▸ What needs to be done
Leave out the pictures and retype only the lines from the opening line to the line that holds "const fit1x = [[0, 4.7], [2000, 19.7]];", both ends included.
○ ○ ○ ○
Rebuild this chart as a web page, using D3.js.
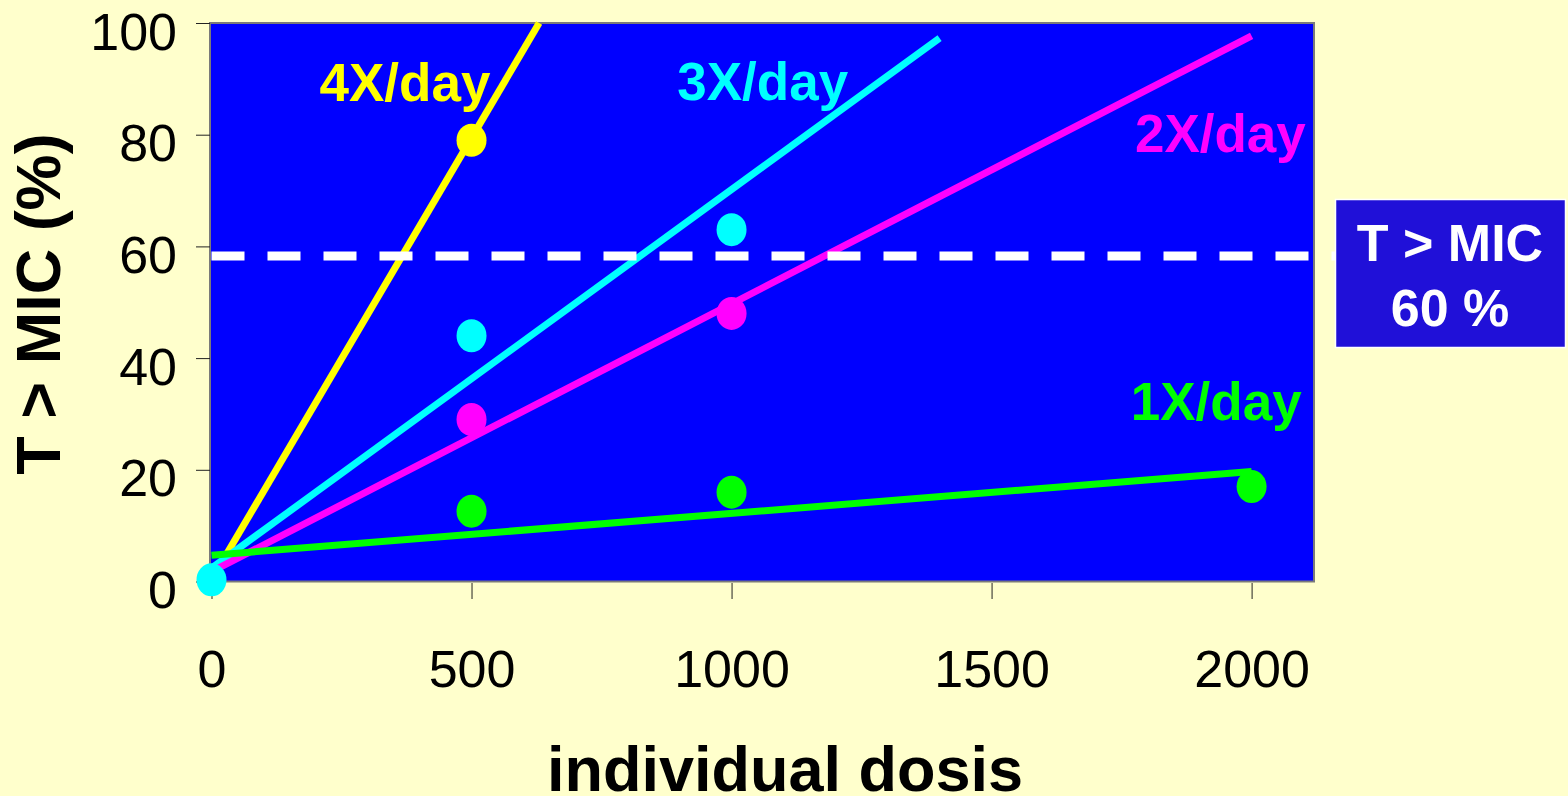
<!DOCTYPE html>
<html lang="en">
<head>
    <meta charset="UTF-8">
    <title>T > MIC vs individual dosis</title>
    <script src="https://d3js.org/d3.v7.min.js"></script>
    <style>
        body {
            margin: 0;
            background: #FFFFCC;
        }
        svg text {
            font-family: "Liberation Sans", Arial, sans-serif;
        }
        .tick line {
            stroke: #222;
        }
        .tick text {
            font-size: 52px;
            fill: #000;
        }
    </style>
</head>
<body>
    <div id="chart"></div>

    <script>
        // Values
        const xTicks = [0, 500, 1000, 1500, 2000];
        const yTicks = [0, 20, 40, 60, 80, 100];

        const seriesNames = ["4X/day", "3X/day", "2X/day", "1X/day"];
        const seriesColors = ["#FFFF00", "#00FFFF", "#FF00FF", "#00FF00"];

        // measured points per dosing regimen [dose, %T>MIC]
        const points4x = [[500, 79]];
        const points3x = [[0, 0.3], [500, 44], [1000, 63]];
        const points2x = [[500, 29], [1000, 48]];
        const points1x = [[500, 12.6], [1000, 16], [2000, 17]];

        // fitted trend lines (start and end)
        const fit4x = [[0, 0.3], [630, 100]];
        const fit3x = [[0, 2.4], [1400, 97.3]];
        const fit2x = [[0, 1.75], [2000, 97.7]];
        const fit1x = [[0, 4.7], [2000, 19.7]];

        // label anchors in data units
        const labelAnchors = [[372, 86], [1060, 86.2], [1940, 76.9], [1932, 28.9]];

        const threshold = 58.3;
        const boxLines = ["T > MIC", "60 %"];

        const xTitle = "individual dosis";
        const yTitle = "T > MIC (%)";

        // Dimensions
        const W = 1568, H = 796;
        const plot = {left: 210, top: 23, right: 1314, bottom: 581.5};

        const svg = d3.select("#chart")
            .append("svg")
            .attr("width", W)
            .attr("height", H);

        const x = d3.scaleLinear()
            .domain([0, 2120])
            .range([plot.left + 1.5, plot.right]);

        const y = d3.scaleLinear()
            .domain([0, 100])
            .range([plot.bottom, plot.top]);

        // Plot area
        svg.append("rect")
            .attr("x", plot.left)
            .attr("y", plot.top)
            .attr("width", plot.right - plot.left)
            .attr("height", plot.bottom - plot.top)
            .attr("fill", "#0000FF")
            .attr("stroke", "#7a7a7a")
            .attr("stroke-width", 2);

        // Axes
        const yAxis = svg.append("g")
            .attr("transform", `translate(${plot.left},0)`)
            .call(d3.axisLeft(y).tickValues(yTicks).tickSize(14).tickPadding(19));
        yAxis.select(".domain").remove();
        yAxis.selectAll(".tick text").attr("dy", "0.5em");

        const xAxis = svg.append("g")
            .attr("transform", `translate(0,${plot.bottom + 1.5})`)
            .call(d3.axisBottom(x).tickValues(xTicks).tickFormat(d3.format("d"))
                .tickSize(16).tickPadding(51));
        xAxis.select(".domain").remove();

        // Axis titles
        svg.append("text")
            .attr("x", 785)
            .attr("y", 791)
            .attr("text-anchor", "middle")
            .style("font-size", "63px")
            .style("font-weight", "bold")
            .text(xTitle);

        svg.append("text")
            .attr("transform", "translate(60,304) rotate(-90)")
            .attr("text-anchor", "middle")
            .style("font-size", "63px")
            .style("font-weight", "bold")
            .text(yTitle);

        // Trend lines
        const fits = [fit4x, fit3x, fit2x, fit1x];
        const line = d3.line()
            .x(d => x(d[0]))
            .y(d => y(d[1]));

        svg.selectAll(".fit")
            .data(fits)
            .enter()
            .append("path")
            .attr("class", "fit")
            .attr("d", d => line(d))
            .attr("fill", "none")
            .attr("stroke", (d, i) => seriesColors[i])
            .attr("stroke-width", 7);

        // Threshold line
        svg.append("line")
            .attr("x1", x(0))
            .attr("x2", x(2170))
            .attr("y1", y(threshold))
            .attr("y2", y(threshold))
            .attr("stroke", "#fff")
            .attr("stroke-width", 9)
            .attr("stroke-dasharray", "33,23");

        // Measured points
        const pointSets = [points4x, points3x, points2x, points1x];
        pointSets.forEach((pts, i) => {
            svg.selectAll(".pt" + i)
                .data(pts)
                .enter()
                .append("ellipse")
                .attr("class", "pt" + i)
                .attr("cx", d => x(d[0]))
                .attr("cy", d => y(d[1]))
                .attr("rx", 15)
                .attr("ry", 16.5)
                .attr("fill", seriesColors[i]);
        });

        // Series labels
        svg.selectAll(".series-label")
            .data(seriesNames)
            .enter()
            .append("text")
            .attr("class", "series-label")
            .attr("x", (d, i) => x(labelAnchors[i][0]))
            .attr("y", (d, i) => y(labelAnchors[i][1]))
            .attr("text-anchor", "middle")
            .attr("fill", (d, i) => seriesColors[i])
            .style("font-size", "53px")
            .style("font-weight", "bold")
            .text(d => d);

        // Threshold box
        svg.append("rect")
            .attr("x", 1335.5)
            .attr("y", 199.5)
            .attr("width", 230)
            .attr("height", 148)
            .attr("fill", "#2010D8")
            .attr("stroke", "#fff")
            .attr("stroke-width", 1.5);

        svg.selectAll(".box-text")
            .data(boxLines)
            .enter()
            .append("text")
            .attr("class", "box-text")
            .attr("x", 1450)
            .attr("y", (d, i) => 261 + i * 65)
            .attr("text-anchor", "middle")
            .attr("fill", "#fff")
            .style("font-size", "52px")
            .style("font-weight", "bold")
            .text(d => d);
    </script>
</body>
</html>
○ ○ ○ ○
▸ Result of this task
Rebuild this chart as a web page, using D3.js.
<!DOCTYPE html>
<html lang="en">
<head>
    <meta charset="UTF-8">
    <title>T > MIC vs individual dosis</title>
    <script src="https://d3js.org/d3.v7.min.js"></script>
    <style>
        body {
            margin: 0;
            background: #FFFFCC;
        }
        svg text {
            font-family: "Liberation Sans", Arial, sans-serif;
        }
        .tick line {
            stroke: #222;
        }
        .tick text {
            font-size: 52px;
            fill: #000;
        }
    </style>
</head>
<body>
    <div id="chart"></div>

    <script>
        // Values
        const xTicks = [0, 500, 1000, 1500, 2000];
        const yTicks = [0, 20, 40, 60, 80, 100];

        const seriesNames = ["4X/day", "3X/day", "2X/day", "1X/day"];
        const seriesColors = ["#FFFF00", "#00FFFF", "#FF00FF", "#00FF00"];

        // measured points per dosing regimen [dose, %T>MIC]
        const points4x = [[500, 79]];
        const points3x = [[0, 0.3], [500, 44], [1000, 63]];
        const points2x = [[500, 29], [1000, 48]];
        const points1x = [[500, 12.6], [1000, 16], [2000, 17]];

        // fitted trend lines (start and end)
        const fit4x = [[0, 0.3], [630, 100]];
        const fit3x = [[0, 2.4], [1400, 97.3]];
        const fit2x = [[0, 1.75], [2000, 97.7]];
        const fit1x = [[0, 4.7], [2000, 19.7]];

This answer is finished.